Integrity

Integrity is the virtue of practicing what one preaches. Or more importantly, practicing what one believes is right. A 'man of principle' is not a man who understands a principle, but a man who understands, accepts, and lives by a principle. There are many reasons why integrity is a virtue.

The first and most important reason to practice one's beliefs is that if they are right, you will be benefiting your own life. To understand other virtues or principles, and not act by them, is destructive. It is an act against your own best interest. Any deviation from what you know to be right is an attack on your own life.

The second reason to practice integrity is that it is an affirmation that your ideas benefit your life. To act contrary to your own knowledge is accepting the premise that morality is somehow different from you own self interest, and that bypassing morality will somehow make your life better. Instead of seeing morality as a tool for survival, you see it as a restriction that make life more difficult. Every act that violates your integrity weakens the moral habit, until your emotions are unaligned with your thoughts. Further, it is an attack on the efficacy of one's mind. To act against your own ideas is to claim your own incompetence, or to claim the general inadequacy of reason to guide your life. Since reason is your means of survival, you will be abandoning your life.

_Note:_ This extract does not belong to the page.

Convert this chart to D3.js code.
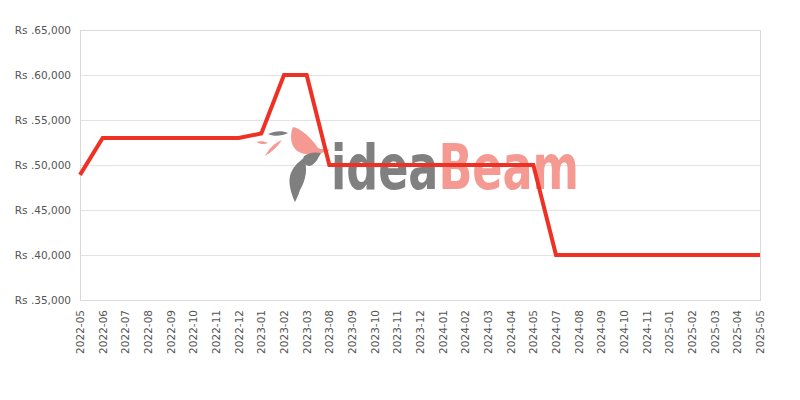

A third reason to practice integrity is in dealing with others. A man who practices what he preaches is predictable, and few will feel threatened by it. Trust can develop, since others will come to realize you are consistently virtuous. To act without integrity, even occasionally, will leave others distrustful. This can negatively impact one's life in a number of ways. People won't allow themselves to become emotionally close to you. They won't trust that you'll pay back debts. They'll always fear your betrayal.